Here is what Starr said, staring a hole right through me:

"That's nuts. You have to have a great team to be successful, but you also have to have great leadership. That's the quarterback."

Then came maybe the highlight of the 25 Super Bowls I've covered, writing this that night of the rest of my exchange with Starr.

"And the leader has to contribute," he says, pausing before this monumental moment, and, as if to further enunciate his very next words, he begins poking me in the chest – Bart Starr, poking _me_ in the chest – while saying, "And (poke) he (poke) did (poke).

"So you have to pay your respects to him."

And now think it's only fair to pay my respects with a shot out to him.

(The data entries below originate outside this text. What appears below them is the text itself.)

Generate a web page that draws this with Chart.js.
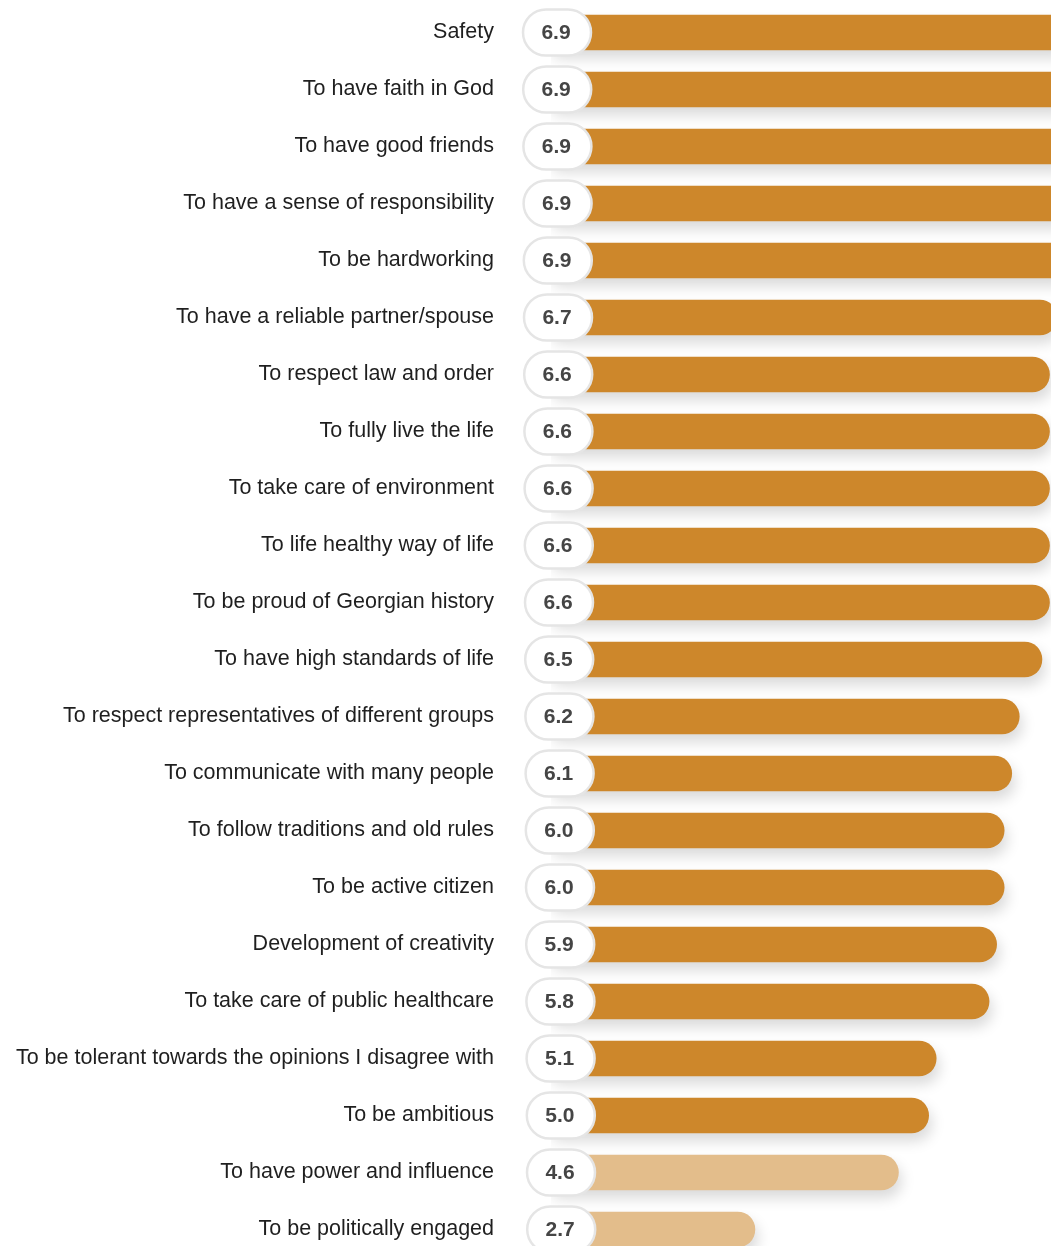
<!DOCTYPE html>
<html lang="en">
<head>
    <meta charset="UTF-8">
    <title>Values</title>
    <script src="https://cdn.jsdelivr.net/npm/chart.js@4.4.1/dist/chart.umd.min.js"></script>
    <style>
        body {
            margin: 0;
            background: #ffffff;
            overflow: hidden;
        }
        #wrap {
            width: 1051px;
            height: 1262px;
        }
    </style>
</head>
<body>
    <div id="wrap">
        <canvas id="myChart" width="1051" height="1262"></canvas>
    </div>

    <script>
        // data
        const categories = [
            'Safety',
            'To have faith in God',
            'To have good friends',
            'To have a sense of responsibility',
            'To be hardworking',
            'To have a reliable partner/spouse',
            'To respect law and order',
            'To fully live the life',
            'To take care of environment',
            'To life healthy way of life',
            'To be proud of Georgian history',
            'To have high standards of life',
            'To respect representatives of different groups',
            'To communicate with many people',
            'To follow traditions and old rules',
            'To be active citizen',
            'Development of creativity',
            'To take care of public healthcare',
            'To be tolerant towards the opinions I disagree with',
            'To be ambitious',
            'To have power and influence',
            'To be politically engaged'
        ];
        const scores = [6.9, 6.9, 6.9, 6.9, 6.9, 6.7, 6.6, 6.6, 6.6, 6.6, 6.6, 6.5,
                        6.2, 6.1, 6.0, 6.0, 5.9, 5.8, 5.1, 5.0, 4.6, 2.7];
        // the last two rows are drawn in the pale shade
        const paleRows = ['To have power and influence', 'To be politically engaged'];

        const DARK = '#cd872b';
        const PALE = '#e3bd8b';
        const FONT = "'Liberation Sans', Arial, sans-serif";

        // soft drop shadow under the bars
        const barShadow = {
            id: 'barShadow',
            beforeDatasetsDraw(chart) {
                const ctx = chart.ctx;
                ctx.save();
                ctx.shadowColor = 'rgba(0, 0, 0, 0.15)';
                ctx.shadowBlur = 14;
                ctx.shadowOffsetX = 3;
                ctx.shadowOffsetY = 8;
            },
            afterDatasetsDraw(chart) {
                chart.ctx.restore();
            }
        };

        // white rounded value pills at the start of each bar
        const valuePills = {
            id: 'valuePills',
            afterDatasetsDraw(chart) {
                const ctx = chart.ctx;
                const meta = chart.getDatasetMeta(0);
                ctx.save();
                meta.data.forEach((bar, i) => {
                    const w = 68, h = 46;
                    const x = 523 + i * 0.2, y = bar.y - h / 2;
                    ctx.beginPath();
                    ctx.roundRect(x, y, w, h, h / 2);
                    ctx.fillStyle = '#ffffff';
                    ctx.fill();
                    ctx.lineWidth = 2.5;
                    ctx.strokeStyle = '#e5e5e5';
                    ctx.stroke();
                    ctx.fillStyle = '#454545';
                    ctx.font = 'bold 21px ' + FONT;
                    ctx.textAlign = 'center';
                    ctx.textBaseline = 'middle';
                    ctx.fillText(scores[i].toFixed(1), x + w / 2 - 1, bar.y + 1);
                });
                ctx.restore();
            }
        };

        const ctx = document.getElementById('myChart').getContext('2d');
        const myChart = new Chart(ctx, {
            type: 'bar',
            data: {
                labels: categories,
                datasets: [{
                    data: scores,
                    backgroundColor: categories.map(c => paleRows.includes(c) ? PALE : DARK),
                    borderRadius: 18,
                    borderSkipped: 'start',
                    barThickness: 35
                }]
            },
            options: {
                indexAxis: 'y',
                responsive: false,
                animation: false,
                layout: { padding: { top: 4, bottom: 4, left: 0, right: 0 } },
                plugins: {
                    legend: { display: false },
                    tooltip: { enabled: false }
                },
                scales: {
                    x: {
                        display: false,
                        min: 0,
                        max: 6.62
                    },
                    y: {
                        grid: { display: false, drawTicks: true, tickLength: 52 },
                        border: { display: false },
                        afterFit(scale) {
                            scale.width = 551;
                            scale.paddingTop = 0;
                            scale.paddingBottom = 0;
                        },
                        ticks: {
                            color: '#1f1f1f',
                            padding: 5,
                            font: { family: FONT, size: 21.5 }
                        }
                    }
                }
            },
            plugins: [barShadow, valuePills]
        });
    </script>
</body>
</html>
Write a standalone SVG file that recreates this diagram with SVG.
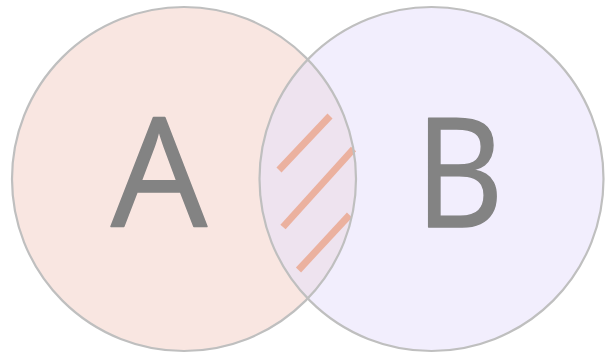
<svg xmlns="http://www.w3.org/2000/svg" width="605" height="355" viewBox="0 0 605 355">
<style>
.lbl{font-family:"Open Sans","Liberation Sans",sans-serif;font-size:152px;fill:#838383;stroke:#838383;stroke-width:1.5;stroke-linejoin:round;text-anchor:middle}
.hatch{stroke:#ebb19f;stroke-width:7;fill:none}
.ring{fill:none;stroke:#bfbfbf;stroke-width:2.2}
</style>
<rect width="605" height="355" fill="#ffffff"/>
<g id="setA">
<circle cx="184" cy="179" r="172" fill="#f9e6e1"/>
</g>
<g id="setB">
<circle cx="431.5" cy="179" r="172" fill="#f2eefd"/>
</g>
<g id="overlap">
<path d="M307.7,59.5 A172,172 0 0,1 307.7,298.5 A172,172 0 0,1 307.7,59.5 Z" fill="#eee3ef"/>
<line class="hatch" x1="279" y1="170" x2="330" y2="116"/>
<line class="hatch" x1="283" y1="227" x2="353.5" y2="149"/>
<line class="hatch" x1="298.5" y1="270" x2="349.5" y2="215"/>
</g>
<g id="outlines">
<circle class="ring" cx="184" cy="179" r="172"/>
<circle class="ring" cx="431.5" cy="179" r="172"/>
</g>
<text class="lbl" x="159" y="226.5">A</text>
<text class="lbl" transform="translate(459.5 226.5) scale(0.9 1)">B</text>
</svg>
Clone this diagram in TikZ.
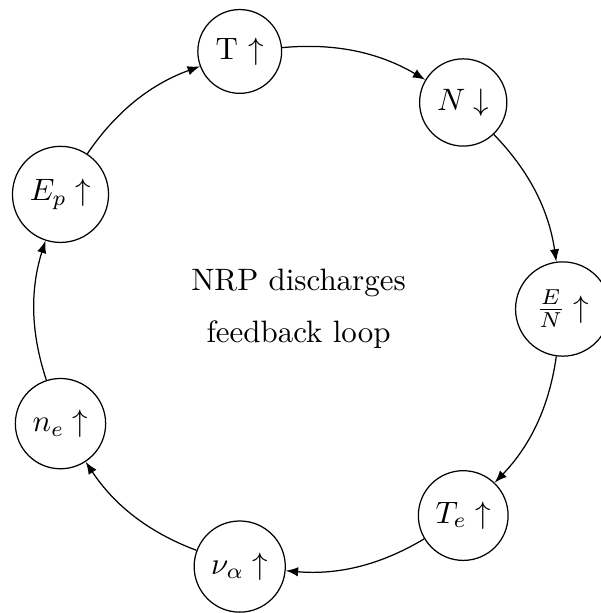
\documentclass[tikz,border=0pt]{standalone}
\begin{document}
\begin{tikzpicture}[
  state/.style={draw, circle, inner sep=3.33pt},
  link/.style={-latex, bend left=18, looseness=0.93},
  caption/.style={anchor=base, inner sep=0pt},
]
\useasboundingbox (-96.45pt,-98.22pt) rectangle (97.42pt,99.84pt);
\def\R{3cm}
\node[state] (EN) at (0:\R) {$\frac{E}{N}\uparrow$};
\node[state] (N) at ({360/7}:\R) {$N\downarrow$};
\node[state] (T) at ({2*360/7}:\R) {T $\uparrow$};
\node[state] (Ep) at ({3*360/7}:\R) {$E_p\uparrow$};
\node[state] (ne) at ({4*360/7}:\R) {$n_e\uparrow$};
\node[state] (nu) at ({5*360/7}:\R) {$\nu_\alpha\uparrow$};
\node[state] (Te) at ({6*360/7}:\R) {$T_e\uparrow$};
\node[caption] (lbl1) at (0,5.9pt) {NRP discharges};
\node[caption] (lbl2) at (0,-10.8pt) {feedback loop};
\draw[link] (T) to (N);
\draw[link] (N) to (EN);
\draw[link] (EN) to (Te);
\draw[link] (Te) to (nu);
\draw[link] (nu) to (ne);
\draw[link] (ne) to (Ep);
\draw[link] (Ep) to (T);
\end{tikzpicture}
\end{document}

  • Witt's Return: Even though Cowboys former/new tight end Jason Witten is given off these Wednesday OTA workouts, the only ones we get to witness, he still is the same ol' Witt, turning to the crowd around his locker saying, "Good to see you guys again." Good to see him right where he belongs, where he feels at home, in the locker room and not in a broadcast booth. This Cowboys tight end position seems to be in good hands, and can see the maturation of the position's two heirs, Dalton Shultz and Blake Jarwin. They've been really good in these non-pad workouts. And as for Witten, and for those seemingly questioning the Cowboys re-signing their 16th-year veteran, he knows his place after a year removed from the game, saying, "I don't see myself playing every snap." Neither does this coaching staff.
  • Down Goes Frazier: That's Kavon Frazier, the Cowboys safety having his knee scoped to repair some torn meniscus he suffered during these OTA workouts. If this were the regular season I'm told he might've been able to return in a couple of weeks. But since the start of training camp still is 57 days away, the training staff will shut him down until then.
  • Kicking Tires: Always good to have some semblance of competition this time of year, and one reason why the Cowboys signed Kasey Redfern, listed as a punter. But Wednesday he showed he is a place-kicker, too. During special team drills, he drilled all five of his field-goal attempts and then, with the first and second teams participating in play-it-out sessions, the offense needing at least a field goal to tie the score in the final 1:24, the first-year kicker with two seconds left made his 38-yard attempt and then on a fourth-and-1with no timeouts left with the second offense, nailed a 53-yarder. Guess we should pay attention since this time last year we basically ignored backup kicker Brett Maher, only for him to win the job over Dan Bailey.
  • Couple Observations: Maybe it's just on Wednesdays, but the for the second straight Wednesday OTA, the QB rotation remained the same – Dak Prescott, Mike White and Cooper Rush … New offensive coordinator Kellen Moore had the offense working on some four-receiver sets Wednesday, a few with those bunch formations that are becoming more popular these days … Told you last week how versatile slot receiver Randall Cobb could be moved around the formation. Well, Wednesday there were times he initially lined up in the backfield with Ezekiel Elliott, then reset into the slot. Nice look … Offensive line went back to normal with Cameron Fleming available this week. Fleming was at left tackle during Tyron Smith's off day and starting left guard Connor Williams moved back inside to his normal spot after playing a little tackle out of necessity last week.
  • Last Shots: Gotta love Moore, when asked about how he is trying to solve the Cowboys' red-zone struggles of last season, after saying, "Simply execute," I'm sure he disappointed those looking for some fancy solution when he said, "Got to run the football." Hear that … When talking about the quarterback guidance he can receive from the likes of Moore, QB coach Jon Kitna and head coach Jason Garrett, all former NFL quarterbacks, Dak called them, "A special trio." … And speaking of shots, during the outdoor, country-setting wedding ceremony this weekend for Tony Avezzano, son of late Cowboys special teams coach Joe Avezzano, who passed away seven years ago, distant gunshots could be heard, prompting the celebrant to point out, "But this is not a _shot_gun wedding."

Coach Joe would have been all smiles.